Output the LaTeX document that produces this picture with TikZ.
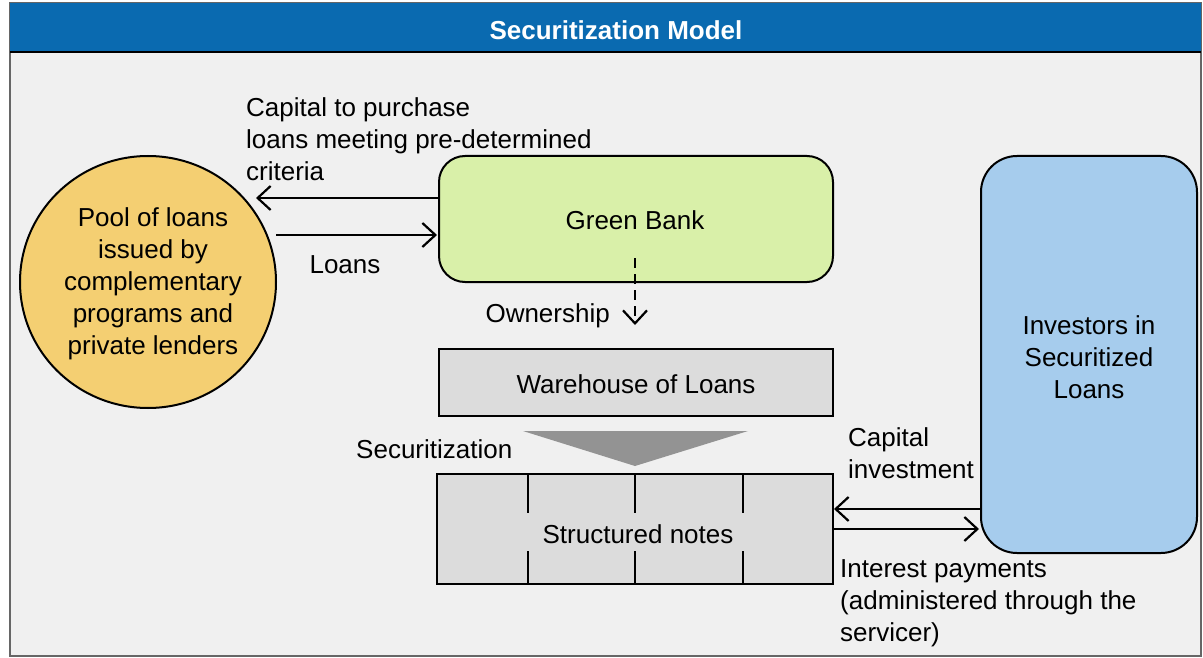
\documentclass[tikz,border=0pt]{standalone}
\usepackage{fontspec}
\setmainfont{Liberation Sans}
\usetikzlibrary{arrows.meta,shapes.geometric}
\definecolor{bgc}{HTML}{F0F0F0}
\definecolor{titleblue}{HTML}{0A6AB0}
\definecolor{poolc}{HTML}{F4CF72}
\definecolor{greenc}{HTML}{D9F0A9}
\definecolor{invc}{HTML}{A6CCED}
\definecolor{boxgray}{HTML}{DCDCDC}
\definecolor{trigray}{HTML}{939393}
\tikzset{
  txt/.style={font=\fontsize{26}{32}\selectfont, inner sep=0pt, align=center},
  ltxt/.style={font=\fontsize{26}{32}\selectfont, inner sep=0pt, align=left},
  flow/.style={line width=2.2pt, -{Straight Barb[length=13pt,width=24pt,line width=2.2pt]}},
  dflow/.style={flow, dash pattern=on 10pt off 6pt},
  boxst/.style={draw=black, line width=2pt}
}
\begin{document}
\begin{tikzpicture}[x=1pt,y=-1pt]
\useasboundingbox (0,0) rectangle (1203,658);
\fill[white] (0,0) rectangle (1203,658);
\draw[fill=bgc, draw=gray!80!black, line width=1.2pt] (10,3) rectangle (1201,656);
\fill[titleblue] (10,3) rectangle (1201,52);
\draw[black, line width=2.5pt] (10,52) -- (1201,52);
\node[txt, text=white, font=\fontsize{26}{32}\selectfont\bfseries] (title) at (616,30) {Securitization Model};

% shapes
\draw[boxst, fill=poolc] (148,282) ellipse [x radius=128, y radius=126];
\node[txt] (pool) at (153,284) {Pool of loans\\issued by\\complementary\\programs and\\private lenders};
\coordinate (poolIn) at (256,198);
\coordinate (poolOut) at (276,235);

\draw[boxst, fill=greenc, rounded corners=26pt] (439,156) rectangle (833,282);
\node[txt] (green) at (635,220) {Green Bank};
\coordinate (greenL) at (439,198);
\coordinate (greenLin) at (437,235);
\coordinate (greenB) at (635,258);

\draw[boxst, fill=invc, rounded corners=36pt] (981,156) rectangle (1197,553);
\node[txt] (inv) at (1089,357) {Investors in\\Securitized\\Loans};
\coordinate (invA) at (981,509);
\coordinate (invB) at (979,529);

\draw[boxst, fill=boxgray] (439,349) rectangle (833,416);
\node[txt] (wh) at (636,384) {Warehouse of Loans};
\coordinate (whT) at (635,325);

\fill[trigray] (523,431) -- (748,431) -- (635,466) -- cycle;

\draw[boxst, fill=boxgray] (437,474) rectangle (833,584);
\foreach \x in {528,635,743} {
  \draw[line width=2pt] (\x,474) -- (\x,513);
  \draw[line width=2pt] (\x,551) -- (\x,584);
}
\node[txt] (sn) at (638,534) {Structured notes};
\coordinate (snA) at (834,509);
\coordinate (snB) at (833,529);

% connectors
\draw[flow] (greenL) -- (poolIn);
\draw[flow] (poolOut) -- (greenLin);
\draw[dflow] (greenB) -- (whT);
\draw[flow] (invA) -- (snA);
\draw[flow] (snB) -- (invB);

% labels
\node[ltxt, anchor=north west] (l1) at (246,97) {Capital to purchase\\loans meeting pre-determined\\criteria};
\node[txt] (l2) at (345,265) {Loans};
\node[txt, anchor=east] (l3) at (610,316) {Ownership};
\node[txt, anchor=west] (l4) at (356,449) {Securitization};
\node[ltxt, anchor=north west] (l5) at (848,427) {Capital\\investment};
\node[ltxt, anchor=north west] (l6) at (840,559) {Interest payments\\(administered through the\\servicer)};
\end{tikzpicture}
\end{document}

--------------------------------------------------

## Task statement
Reproduce the listing word for word and omit its pictures.

## Answer in full
Output the LaTeX document that produces this picture with TikZ.
\documentclass[tikz,border=0pt]{standalone}
\usepackage{fontspec}
\setmainfont{Liberation Sans}
\usetikzlibrary{arrows.meta,shapes.geometric}
\definecolor{bgc}{HTML}{F0F0F0}
\definecolor{titleblue}{HTML}{0A6AB0}
\definecolor{poolc}{HTML}{F4CF72}
\definecolor{greenc}{HTML}{D9F0A9}
\definecolor{invc}{HTML}{A6CCED}
\definecolor{boxgray}{HTML}{DCDCDC}
\definecolor{trigray}{HTML}{939393}
\tikzset{
  txt/.style={font=\fontsize{26}{32}\selectfont, inner sep=0pt, align=center},
  ltxt/.style={font=\fontsize{26}{32}\selectfont, inner sep=0pt, align=left},
  flow/.style={line width=2.2pt, -{Straight Barb[length=13pt,width=24pt,line width=2.2pt]}},
  dflow/.style={flow, dash pattern=on 10pt off 6pt},
  boxst/.style={draw=black, line width=2pt}
}
\begin{document}
\begin{tikzpicture}[x=1pt,y=-1pt]
\useasboundingbox (0,0) rectangle (1203,658);
\fill[white] (0,0) rectangle (1203,658);
\draw[fill=bgc, draw=gray!80!black, line width=1.2pt] (10,3) rectangle (1201,656);
\fill[titleblue] (10,3) rectangle (1201,52);
\draw[black, line width=2.5pt] (10,52) -- (1201,52);
\node[txt, text=white, font=\fontsize{26}{32}\selectfont\bfseries] (title) at (616,30) {Securitization Model};

% shapes
\draw[boxst, fill=poolc] (148,282) ellipse [x radius=128, y radius=126];
\node[txt] (pool) at (153,284) {Pool of loans\\issued by\\complementary\\programs and\\private lenders};
\coordinate (poolIn) at (256,198);
\coordinate (poolOut) at (276,235);

\draw[boxst, fill=greenc, rounded corners=26pt] (439,156) rectangle (833,282);
\node[txt] (green) at (635,220) {Green Bank};
\coordinate (greenL) at (439,198);
\coordinate (greenLin) at (437,235);
\coordinate (greenB) at (635,258);

\draw[boxst, fill=invc, rounded corners=36pt] (981,156) rectangle (1197,553);
\node[txt] (inv) at (1089,357) {Investors in\\Securitized\\Loans};
\coordinate (invA) at (981,509);
\coordinate (invB) at (979,529);

\draw[boxst, fill=boxgray] (439,349) rectangle (833,416);
\node[txt] (wh) at (636,384) {Warehouse of Loans};
\coordinate (whT) at (635,325);

\fill[trigray] (523,431) -- (748,431) -- (635,466) -- cycle;

\draw[boxst, fill=boxgray] (437,474) rectangle (833,584);
\foreach \x in {528,635,743} {
  \draw[line width=2pt] (\x,474) -- (\x,513);
  \draw[line width=2pt] (\x,551) -- (\x,584);
}
\node[txt] (sn) at (638,534) {Structured notes};
\coordinate (snA) at (834,509);
\coordinate (snB) at (833,529);

% connectors
\draw[flow] (greenL) -- (poolIn);
\draw[flow] (poolOut) -- (greenLin);
\draw[dflow] (greenB) -- (whT);
\draw[flow] (invA) -- (snA);
\draw[flow] (snB) -- (invB);

% labels
\node[ltxt, anchor=north west] (l1) at (246,97) {Capital to purchase\\loans meeting pre-determined\\criteria};
\node[txt] (l2) at (345,265) {Loans};
\node[txt, anchor=east] (l3) at (610,316) {Ownership};
\node[txt, anchor=west] (l4) at (356,449) {Securitization};
\node[ltxt, anchor=north west] (l5) at (848,427) {Capital\\investment};
\node[ltxt, anchor=north west] (l6) at (840,559) {Interest payments\\(administered through the\\servicer)};
\end{tikzpicture}
\end{document}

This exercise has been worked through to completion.